EXERCISE
In the data below, locate each line with the word "that" and list it.

RECORD SET
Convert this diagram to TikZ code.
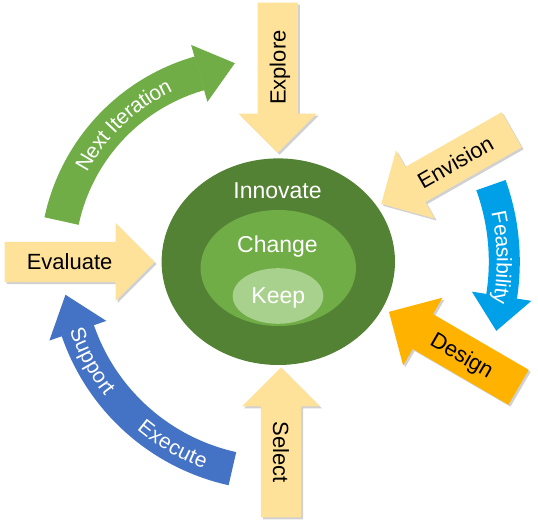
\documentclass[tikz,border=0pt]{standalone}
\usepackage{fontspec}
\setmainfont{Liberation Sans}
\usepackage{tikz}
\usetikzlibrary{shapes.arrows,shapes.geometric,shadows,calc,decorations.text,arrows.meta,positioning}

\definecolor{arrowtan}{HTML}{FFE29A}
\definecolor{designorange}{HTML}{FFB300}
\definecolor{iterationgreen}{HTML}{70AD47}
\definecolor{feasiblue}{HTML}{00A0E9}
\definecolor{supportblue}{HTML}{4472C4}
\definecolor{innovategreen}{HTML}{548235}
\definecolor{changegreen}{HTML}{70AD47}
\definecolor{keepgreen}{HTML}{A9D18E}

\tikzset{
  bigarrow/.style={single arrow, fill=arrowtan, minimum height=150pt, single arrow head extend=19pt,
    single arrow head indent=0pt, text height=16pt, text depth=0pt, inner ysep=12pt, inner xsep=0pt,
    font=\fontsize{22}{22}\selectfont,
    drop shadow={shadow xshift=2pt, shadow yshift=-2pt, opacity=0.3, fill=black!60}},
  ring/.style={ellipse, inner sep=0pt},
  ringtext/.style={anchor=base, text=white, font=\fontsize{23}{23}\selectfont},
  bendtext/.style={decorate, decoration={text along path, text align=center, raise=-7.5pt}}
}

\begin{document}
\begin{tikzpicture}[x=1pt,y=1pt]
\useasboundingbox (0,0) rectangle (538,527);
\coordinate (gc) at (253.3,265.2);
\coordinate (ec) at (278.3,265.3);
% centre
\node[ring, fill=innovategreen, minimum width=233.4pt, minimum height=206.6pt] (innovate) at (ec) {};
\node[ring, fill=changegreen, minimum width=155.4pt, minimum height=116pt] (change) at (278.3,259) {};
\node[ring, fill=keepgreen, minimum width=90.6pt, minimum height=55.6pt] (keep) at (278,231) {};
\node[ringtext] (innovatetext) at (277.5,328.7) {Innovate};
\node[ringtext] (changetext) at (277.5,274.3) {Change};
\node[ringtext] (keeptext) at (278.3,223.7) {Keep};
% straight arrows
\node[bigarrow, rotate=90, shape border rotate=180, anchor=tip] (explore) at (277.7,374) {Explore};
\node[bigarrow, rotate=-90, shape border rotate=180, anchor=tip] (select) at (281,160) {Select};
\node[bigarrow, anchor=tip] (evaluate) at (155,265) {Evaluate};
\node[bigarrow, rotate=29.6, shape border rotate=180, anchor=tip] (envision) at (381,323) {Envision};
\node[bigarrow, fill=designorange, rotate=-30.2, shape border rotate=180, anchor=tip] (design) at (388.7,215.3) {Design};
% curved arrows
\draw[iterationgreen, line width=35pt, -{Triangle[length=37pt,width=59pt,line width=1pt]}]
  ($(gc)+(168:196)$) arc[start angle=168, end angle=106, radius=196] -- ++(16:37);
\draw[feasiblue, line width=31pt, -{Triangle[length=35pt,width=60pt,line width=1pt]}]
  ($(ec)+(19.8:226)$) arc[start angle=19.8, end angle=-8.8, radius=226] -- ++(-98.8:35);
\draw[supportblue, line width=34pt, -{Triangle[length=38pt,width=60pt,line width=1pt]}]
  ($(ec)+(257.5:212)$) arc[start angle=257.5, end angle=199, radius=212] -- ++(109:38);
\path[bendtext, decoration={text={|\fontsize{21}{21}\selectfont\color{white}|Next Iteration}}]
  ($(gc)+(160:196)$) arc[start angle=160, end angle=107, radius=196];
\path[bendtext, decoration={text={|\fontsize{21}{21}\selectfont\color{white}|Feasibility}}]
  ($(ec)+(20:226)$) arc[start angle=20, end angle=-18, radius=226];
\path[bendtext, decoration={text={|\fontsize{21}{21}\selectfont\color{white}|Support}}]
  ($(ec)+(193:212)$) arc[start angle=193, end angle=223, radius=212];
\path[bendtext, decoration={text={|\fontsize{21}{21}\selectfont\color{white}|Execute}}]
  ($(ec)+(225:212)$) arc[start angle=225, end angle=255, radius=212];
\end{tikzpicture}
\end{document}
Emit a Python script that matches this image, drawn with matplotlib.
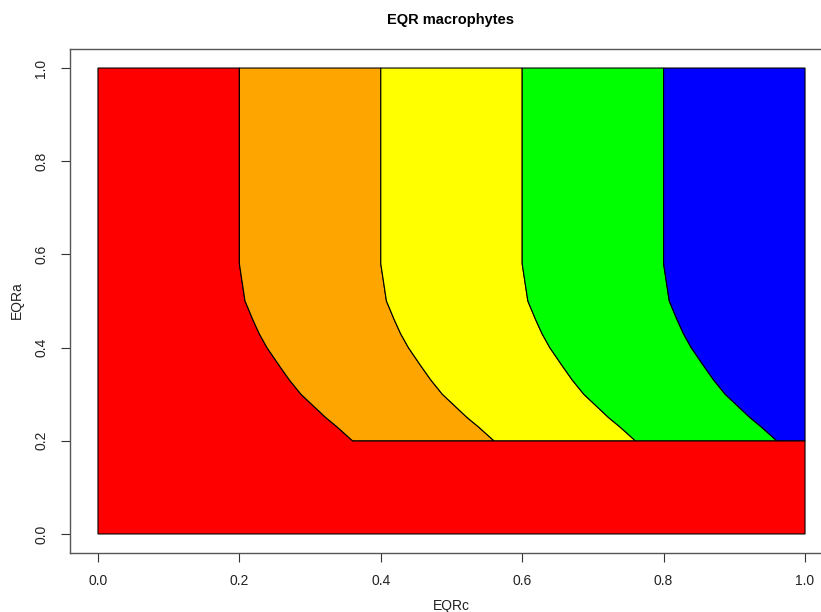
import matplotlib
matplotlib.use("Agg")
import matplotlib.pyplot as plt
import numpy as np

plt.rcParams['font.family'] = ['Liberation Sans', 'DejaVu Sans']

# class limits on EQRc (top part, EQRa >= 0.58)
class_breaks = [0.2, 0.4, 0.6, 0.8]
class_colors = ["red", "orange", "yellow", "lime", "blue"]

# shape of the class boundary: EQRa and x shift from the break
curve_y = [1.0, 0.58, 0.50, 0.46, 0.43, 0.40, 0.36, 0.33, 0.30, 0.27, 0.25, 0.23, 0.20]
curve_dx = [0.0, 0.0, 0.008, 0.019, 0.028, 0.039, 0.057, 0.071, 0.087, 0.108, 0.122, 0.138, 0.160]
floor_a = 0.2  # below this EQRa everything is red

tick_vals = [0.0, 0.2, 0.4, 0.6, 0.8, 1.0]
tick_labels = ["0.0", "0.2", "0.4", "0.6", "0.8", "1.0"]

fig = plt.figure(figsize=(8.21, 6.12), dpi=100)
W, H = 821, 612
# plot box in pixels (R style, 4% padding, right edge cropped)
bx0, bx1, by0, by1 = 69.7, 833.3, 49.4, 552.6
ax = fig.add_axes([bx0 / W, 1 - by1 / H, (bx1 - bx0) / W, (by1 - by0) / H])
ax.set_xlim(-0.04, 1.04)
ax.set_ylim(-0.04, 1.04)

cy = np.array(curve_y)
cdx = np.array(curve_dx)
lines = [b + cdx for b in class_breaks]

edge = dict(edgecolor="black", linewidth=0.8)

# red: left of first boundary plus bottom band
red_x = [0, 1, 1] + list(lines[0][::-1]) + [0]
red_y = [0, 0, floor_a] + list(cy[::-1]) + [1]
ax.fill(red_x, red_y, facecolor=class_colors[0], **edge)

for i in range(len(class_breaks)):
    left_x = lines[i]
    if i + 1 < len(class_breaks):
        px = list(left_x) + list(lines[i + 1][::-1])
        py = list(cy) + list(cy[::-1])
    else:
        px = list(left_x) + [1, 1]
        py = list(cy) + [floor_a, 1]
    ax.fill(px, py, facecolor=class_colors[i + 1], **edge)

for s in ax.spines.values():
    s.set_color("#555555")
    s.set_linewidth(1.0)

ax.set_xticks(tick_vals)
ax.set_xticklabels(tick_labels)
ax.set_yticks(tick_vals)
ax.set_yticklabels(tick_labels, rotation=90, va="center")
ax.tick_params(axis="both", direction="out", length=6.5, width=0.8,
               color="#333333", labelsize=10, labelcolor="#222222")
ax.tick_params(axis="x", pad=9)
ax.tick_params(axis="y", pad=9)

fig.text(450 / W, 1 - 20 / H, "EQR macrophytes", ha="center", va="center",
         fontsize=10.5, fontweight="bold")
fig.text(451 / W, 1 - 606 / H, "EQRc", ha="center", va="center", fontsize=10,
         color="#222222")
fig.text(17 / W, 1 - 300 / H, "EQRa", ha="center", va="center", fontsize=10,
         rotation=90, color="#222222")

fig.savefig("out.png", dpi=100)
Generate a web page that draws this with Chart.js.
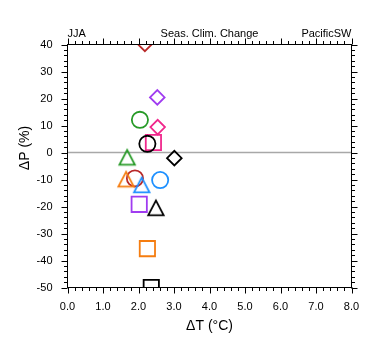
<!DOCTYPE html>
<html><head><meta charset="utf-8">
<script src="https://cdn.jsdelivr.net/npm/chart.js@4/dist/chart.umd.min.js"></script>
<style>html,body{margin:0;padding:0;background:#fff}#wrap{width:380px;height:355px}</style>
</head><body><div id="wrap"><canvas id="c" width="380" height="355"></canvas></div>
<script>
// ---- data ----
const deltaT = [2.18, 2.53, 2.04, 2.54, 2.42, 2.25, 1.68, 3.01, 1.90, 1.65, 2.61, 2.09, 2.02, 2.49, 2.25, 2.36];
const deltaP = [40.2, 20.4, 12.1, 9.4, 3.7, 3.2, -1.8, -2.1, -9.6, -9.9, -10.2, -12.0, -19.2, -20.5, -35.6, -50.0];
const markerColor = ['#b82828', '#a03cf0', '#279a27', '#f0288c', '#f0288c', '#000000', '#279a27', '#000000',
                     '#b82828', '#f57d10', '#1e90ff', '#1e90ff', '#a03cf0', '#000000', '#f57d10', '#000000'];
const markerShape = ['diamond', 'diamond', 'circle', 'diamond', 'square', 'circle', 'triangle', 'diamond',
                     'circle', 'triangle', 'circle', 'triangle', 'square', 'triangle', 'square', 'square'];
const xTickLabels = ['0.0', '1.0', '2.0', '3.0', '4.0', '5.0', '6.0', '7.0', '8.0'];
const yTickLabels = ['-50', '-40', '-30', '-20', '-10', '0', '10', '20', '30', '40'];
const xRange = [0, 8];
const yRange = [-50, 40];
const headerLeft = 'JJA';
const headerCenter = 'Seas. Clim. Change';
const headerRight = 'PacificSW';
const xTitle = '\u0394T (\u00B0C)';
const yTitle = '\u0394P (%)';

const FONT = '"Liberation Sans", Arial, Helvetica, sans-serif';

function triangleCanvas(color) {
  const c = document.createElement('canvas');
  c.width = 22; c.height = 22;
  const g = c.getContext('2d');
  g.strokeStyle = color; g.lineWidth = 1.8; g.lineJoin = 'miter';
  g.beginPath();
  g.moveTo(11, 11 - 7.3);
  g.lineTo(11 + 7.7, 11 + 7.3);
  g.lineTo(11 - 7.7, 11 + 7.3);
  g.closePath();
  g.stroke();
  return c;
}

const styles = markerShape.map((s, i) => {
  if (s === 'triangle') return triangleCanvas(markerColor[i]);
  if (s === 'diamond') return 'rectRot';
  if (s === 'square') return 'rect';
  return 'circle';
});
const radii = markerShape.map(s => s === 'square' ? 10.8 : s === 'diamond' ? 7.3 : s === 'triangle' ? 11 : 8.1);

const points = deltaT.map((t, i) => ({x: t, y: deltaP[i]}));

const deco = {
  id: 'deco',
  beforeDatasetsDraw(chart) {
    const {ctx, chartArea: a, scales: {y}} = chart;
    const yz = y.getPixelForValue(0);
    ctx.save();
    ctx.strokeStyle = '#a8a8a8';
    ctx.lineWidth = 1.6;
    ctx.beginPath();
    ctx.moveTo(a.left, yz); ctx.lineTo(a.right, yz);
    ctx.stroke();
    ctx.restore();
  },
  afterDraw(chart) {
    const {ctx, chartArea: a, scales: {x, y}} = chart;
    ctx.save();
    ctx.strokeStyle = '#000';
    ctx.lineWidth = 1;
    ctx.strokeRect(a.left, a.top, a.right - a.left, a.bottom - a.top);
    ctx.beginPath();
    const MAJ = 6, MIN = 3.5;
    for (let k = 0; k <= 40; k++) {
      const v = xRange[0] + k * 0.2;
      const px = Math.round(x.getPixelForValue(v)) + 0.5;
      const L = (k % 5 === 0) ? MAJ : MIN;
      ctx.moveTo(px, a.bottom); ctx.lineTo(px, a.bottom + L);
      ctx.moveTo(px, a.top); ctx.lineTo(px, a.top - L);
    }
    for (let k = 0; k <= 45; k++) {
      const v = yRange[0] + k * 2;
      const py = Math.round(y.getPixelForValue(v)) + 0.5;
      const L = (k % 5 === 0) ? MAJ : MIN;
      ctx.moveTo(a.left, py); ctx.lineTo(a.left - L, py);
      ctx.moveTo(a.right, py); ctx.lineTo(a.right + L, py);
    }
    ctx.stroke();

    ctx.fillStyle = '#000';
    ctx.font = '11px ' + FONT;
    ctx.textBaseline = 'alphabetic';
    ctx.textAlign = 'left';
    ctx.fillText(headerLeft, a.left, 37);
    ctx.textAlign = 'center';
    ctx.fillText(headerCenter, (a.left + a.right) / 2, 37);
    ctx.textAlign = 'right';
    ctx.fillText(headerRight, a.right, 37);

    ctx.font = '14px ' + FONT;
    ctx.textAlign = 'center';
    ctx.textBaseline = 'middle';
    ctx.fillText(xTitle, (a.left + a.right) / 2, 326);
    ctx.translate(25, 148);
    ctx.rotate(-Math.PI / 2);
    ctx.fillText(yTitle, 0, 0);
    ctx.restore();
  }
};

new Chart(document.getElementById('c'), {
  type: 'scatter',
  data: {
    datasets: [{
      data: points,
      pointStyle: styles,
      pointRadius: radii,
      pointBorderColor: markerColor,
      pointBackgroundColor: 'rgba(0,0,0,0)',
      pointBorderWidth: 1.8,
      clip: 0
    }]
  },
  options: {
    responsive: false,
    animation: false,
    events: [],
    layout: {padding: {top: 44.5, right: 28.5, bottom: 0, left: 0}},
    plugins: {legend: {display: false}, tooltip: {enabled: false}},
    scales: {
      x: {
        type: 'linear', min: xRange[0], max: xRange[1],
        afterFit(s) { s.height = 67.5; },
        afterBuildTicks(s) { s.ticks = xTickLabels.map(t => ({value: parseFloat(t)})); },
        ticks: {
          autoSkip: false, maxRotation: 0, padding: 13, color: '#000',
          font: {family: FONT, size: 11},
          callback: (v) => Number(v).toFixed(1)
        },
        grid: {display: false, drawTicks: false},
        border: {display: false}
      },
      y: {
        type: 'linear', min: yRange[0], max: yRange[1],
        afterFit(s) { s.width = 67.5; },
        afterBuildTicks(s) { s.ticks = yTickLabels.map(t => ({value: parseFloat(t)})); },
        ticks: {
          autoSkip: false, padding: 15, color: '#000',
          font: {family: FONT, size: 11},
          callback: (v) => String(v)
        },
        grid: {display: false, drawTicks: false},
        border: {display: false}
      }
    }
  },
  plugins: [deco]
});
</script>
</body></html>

RESPONSE FOR THIS EXERCISE
Emit a Python script that matches this image, drawn with matplotlib.
Generate a web page that draws this with Chart.js.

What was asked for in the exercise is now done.